The phrase “Big Data” refers to a set of serious analytical challenges that arise when the data increase in quantity, real-time speed, and complexity. When considering complex (high-variety) data, it is important to note that even relatively small-volume data sets can pose huge challenges to modeling, mining, and analysis algorithms and tools. For example, consider a gigabyte data table with a billion entries. If those entries correspond to 500 million rows and 2 columns, then some relatively simple “textbook” techniques can be applied: e.g., correlation analysis, regression analysis, Naïve Bayes, etc. However, if those entries correspond to one million rows and 1000 columns, then the complexity of the data analysis explodes exponentially. It is not hard to find data sets that are at least this complex, if not much worse. For example, the human genome consists of 3 billion base pairs (of just four bases: A, C, G, T) – the number of possible sequences of length 3 billion that can be formed from just four items is 4 to the power of 3 billion (limited of course by various genetic constraints). Another example will be the astronomical database to be obtained in the 10-year survey of the sky by the Large Synoptic Survey Telescope (lsst.org) – the final source table will consist of approximately 20 trillion rows and over 200 columns of scientific information per source. Analyses of all possible combinations of these scientific parameters (to discover new correlations, patterns, associations, clusters, etc.) would be prohibitive.

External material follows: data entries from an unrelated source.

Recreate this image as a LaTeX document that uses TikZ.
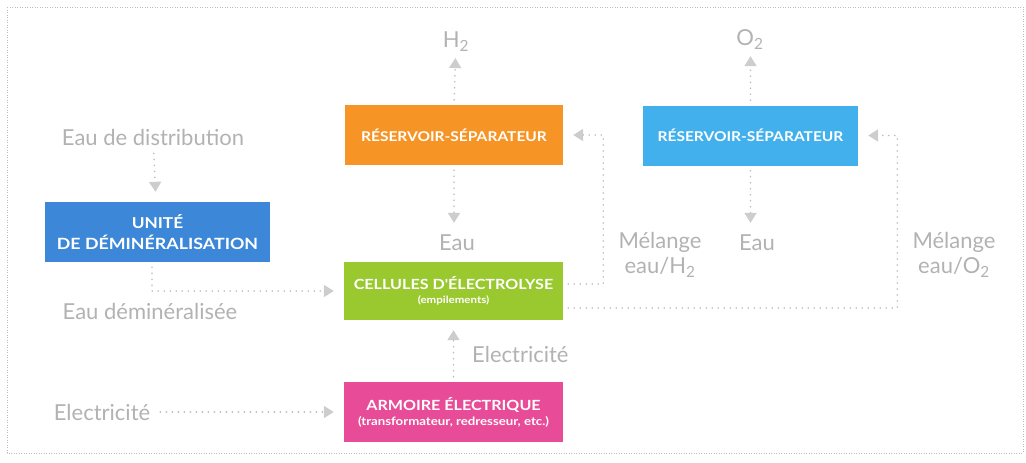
\documentclass[tikz,border=0pt]{standalone}
\usepackage{fontspec}
\setmainfont{Lato}
\newfontfamily\boxfont{Lato}[FakeStretch=1.15]
\usetikzlibrary{arrows.meta}
\definecolor{txtgray}{RGB}{178,178,178}
\definecolor{dotgray}{RGB}{188,188,188}
\definecolor{tipgray}{RGB}{205,205,205}
\definecolor{cOrange}{RGB}{247,148,38}
\definecolor{cLight}{RGB}{66,176,236}
\definecolor{cBlue}{RGB}{60,135,215}
\definecolor{cGreen}{RGB}{153,201,46}
\definecolor{cPink}{RGB}{232,76,152}
\newcommand\fs[1]{\fontsize{#1}{#1}\selectfont}
\tikzset{
  box/.style={fill=#1, text=white, inner sep=0pt, align=center, font=\boxfont\bfseries},
  lbl/.style={text=txtgray, inner sep=0pt, align=center, font=\fontsize{22}{25}\selectfont},
  flow/.style={draw=dotgray, line width=1.8pt, line cap=round, dash pattern=on 0pt off 6pt,
    -{Triangle[width=12pt,length=10pt,fill=tipgray,color=tipgray]}},
  frame/.style={draw=dotgray, line width=0.7pt, dash pattern=on 1pt off 1.5pt}
}
\begin{document}
\begin{tikzpicture}[x=1pt,y=-1pt]
\useasboundingbox (0,0) rectangle (1026,463);
\draw[frame] (7,7) rectangle (1023,453);

% boxes
\node[box=cBlue, minimum width=225pt, minimum height=60pt] (unite) at (157.5,232)
  {\fs{15}UNITÉ\\[5pt] \fs{15.5}DE DÉMINÉRALISATION};
\node[box=cOrange, minimum width=218pt, minimum height=60pt] (resH) at (454,135)
  {\fs{13.5}RÉSERVOIR-SÉPARATEUR};
\node[box=cLight, minimum width=215pt, minimum height=60pt] (resO) at (750.5,135.5)
  {\fs{13.5}RÉSERVOIR-SÉPARATEUR};
\node[box=cGreen, minimum width=219pt, minimum height=58pt] (cell) at (453.5,291)
  {\fs{14}CELLULES D'ÉLECTROLYSE\\[2pt] \fs{10}(empilements)};
\node[box=cPink, minimum width=219pt, minimum height=60pt] (arm) at (453.5,412)
  {\fs{14}ARMOIRE ÉLECTRIQUE\\[3pt] \fs{11.5}(transformateur, redresseur, etc.)};

% labels
\node[lbl] (dist) at (153,137) {Eau de distribution};
\node[lbl] (h2) at (456,42) {H\textsubscript{2}};
\node[lbl] (o2) at (750,40) {O\textsubscript{2}};
\node[lbl] (eau1) at (457,243) {Eau};
\node[lbl] (eau2) at (757,243) {Eau};
\node[lbl] (melH) at (660,255) {Mélange\\ eau/H\textsubscript{2}};
\node[lbl] (melO) at (954,255) {Mélange\\ eau/O\textsubscript{2}};
\node[lbl] (demin) at (150,311) {Eau déminéralisée};
\node[lbl, anchor=west] (elecM) at (472,354) {Electricité};
\node[lbl] (elecL) at (102,412) {Electricité};

% connectors
\draw[flow, shorten <=8pt, shorten >=10pt] (dist) -- (unite);
\draw[flow, shorten <=5pt, shorten >=6pt] (resH.north) -- (h2);
\draw[flow, shorten <=5pt, shorten >=12pt] (resH.south) -- (eau1.north -| resH.south);
\draw[flow, shorten <=5pt, shorten >=6pt] (resO.north) -- (o2.south -| resO.north);
\draw[flow, shorten <=5pt, shorten >=12pt] (resO.south) -- (eau2.north -| resO.south);
\draw[flow, shorten <=5pt, shorten >=10pt] (unite.south -| 152,0) |- (cell.west);
\draw[flow, shorten <=5pt, shorten >=10pt] (arm.north) -- (cell.south);
\draw[flow, shorten <=10pt, shorten >=10pt] (elecL.east) -- (arm.west);
\draw[flow, shorten <=5pt, shorten >=10pt] ([yshift=7pt]cell.east) -- ++(40,0) |- (resH.east);
\draw[flow, shorten <=5pt, shorten >=10pt] ([yshift=-17pt]cell.east) -- ++(334,0) |- (resO.east);
\end{tikzpicture}
\end{document}
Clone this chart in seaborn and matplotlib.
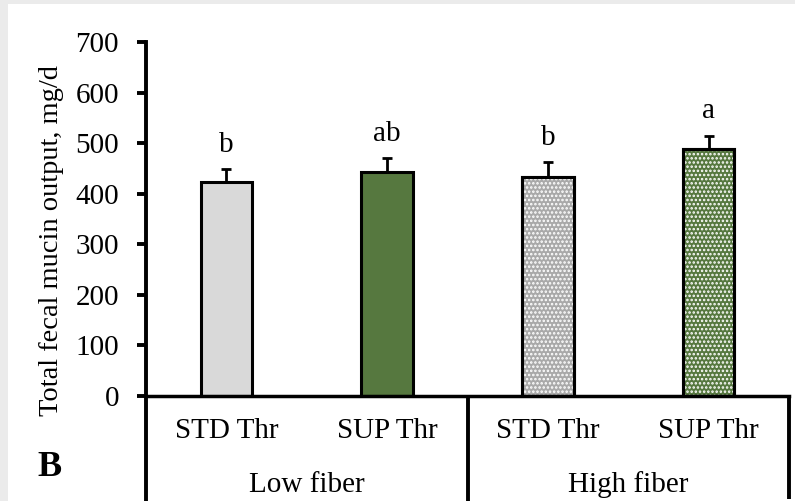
import matplotlib
matplotlib.use("Agg")
import matplotlib.pyplot as plt
import matplotlib.transforms as mtransforms
from matplotlib.patches import Rectangle
from matplotlib.lines import Line2D
import pandas as pd
import seaborn as sns

# values (mg/d)
fiber = ["Low fiber", "Low fiber", "High fiber", "High fiber"]
thr = ["STD Thr", "SUP Thr", "STD Thr", "SUP Thr"]
mucin = [423, 442, 433, 488]
sem = [26, 29, 29, 27]
letters = ["b", "ab", "b", "a"]
groups = ["Low fiber", "High fiber"]

bar_colors = ["#d9d9d9", "#548235", "#a9a9a9", "#548235"]
hatched = [False, False, True, True]

df = pd.DataFrame({"fiber": fiber, "thr": thr, "mucin": mucin})
df["key"] = df["fiber"] + " " + df["thr"]

sns.set_style("white")
plt.rcParams["font.family"] = ["Liberation Serif", "DejaVu Serif"]
plt.rcParams["hatch.linewidth"] = 1.2
for k in ["text.color", "axes.edgecolor", "xtick.color", "ytick.color",
          "axes.labelcolor"]:
    plt.rcParams[k] = "black"

fig = plt.figure(figsize=(7.95, 5.01), dpi=100)
fig.patch.set_facecolor("white")
# light grey frame on the left and top
fig.patches.append(Rectangle((0, 0), 8 / 795, 1, transform=fig.transFigure,
                             facecolor="#ebebeb", edgecolor="none", zorder=-10))
fig.patches.append(Rectangle((0, 1 - 4 / 501), 1, 4 / 501, transform=fig.transFigure,
                             facecolor="#ebebeb", edgecolor="none", zorder=-10))

ax = fig.add_axes([146 / 795, 105 / 501, 643 / 795, 354 / 501])
sns.barplot(data=df, x="key", y="mucin", hue="key", palette=bar_colors,
            width=0.32, edgecolor="black", linewidth=2.2, legend=False, ax=ax)

# dotted pattern on the high fiber bars
for p, h in zip(ax.patches, hatched):
    if h:
        ax.add_patch(Rectangle(p.get_xy(), p.get_width(), p.get_height(),
                               facecolor="none", edgecolor="white", hatch="....",
                               linewidth=0, zorder=p.get_zorder() + 0.1))
        ax.add_patch(Rectangle(p.get_xy(), p.get_width(), p.get_height(),
                               facecolor="none", edgecolor="black",
                               linewidth=2.2, zorder=p.get_zorder() + 0.2))

xpos = list(range(len(mucin)))
ax.errorbar(xpos, mucin, yerr=[[0] * len(sem), sem], fmt="none", ecolor="black",
            elinewidth=2, capsize=3.6, capthick=2, zorder=1)

for x, m, s, t in zip(xpos, mucin, sem, letters):
    ax.text(x, m + s + 22, t, ha="center", va="bottom", fontsize=21)

ax.set_xlim(-0.5, 3.5)
ax.set_ylim(0, 700)
ax.set_yticks(range(0, 701, 100))
ax.tick_params(axis="y", labelsize=21, length=6.5, width=2.8, direction="out",
               pad=13, left=True)
ax.set_xticks(xpos)
ax.set_xticklabels(thr)
ax.tick_params(axis="x", labelsize=21, length=0, pad=16)
ax.set_xlabel("")
ax.set_ylabel("")

for side in ["top", "right"]:
    ax.spines[side].set_visible(False)
ax.spines["left"].set_linewidth(2.8)
ax.spines["bottom"].set_linewidth(2.5)

# group separators below the axis
trans = mtransforms.blended_transform_factory(ax.transData, ax.transAxes)
for xv, y1 in [(-0.5, -0.32), (1.5, -0.32), (3.5, -0.29)]:
    ax.add_line(Line2D([xv, xv], [0, y1], transform=trans, color="black",
                       linewidth=2.8, clip_on=False, solid_capstyle="butt"))

for i, g in enumerate(groups):
    ax.text(i * 2 + 0.5, -0.25, g, transform=trans, ha="center", va="center",
            fontsize=21)

fig.text(52 / 795, 1 - 240 / 501, "Total fecal mucin output, mg/d", rotation=90,
         ha="center", va="center", fontsize=20.5)
fig.text(50 / 795, 1 - 467 / 501, "B", ha="center", va="center", fontsize=26,
         fontweight="bold")

fig.savefig("out.png", dpi=100)
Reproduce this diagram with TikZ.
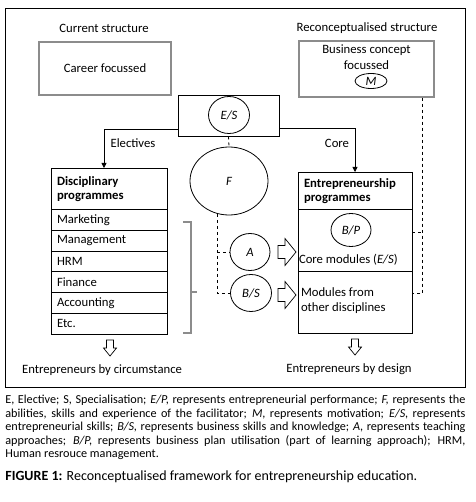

To meet the challenge of big data complexity, fast modeling technology therefore provides big benefits to both statisticians and non-statisticians. These benefits multiply favorably when the technology can automatically build and test a large number of models (different combinations of parameters) in parallel. Furthermore, the power of the technology is even more enhanced when it ranks the output models and parameter selection in order of significance and correlation strength. Dr. Mo, the “virtual statistician”, does these things and more. Dr. Mo models complex high-dimensional data both row-wise and column-wise. Dr. Mo produces high-accuracy predictions. Dr. Mo’s proprietary multi-model technology is a powerful tool for predictive modeling and analytics across many application domains, including medicine and health, finance, customer analytics, target marketing, nonprofits, membership services, and more.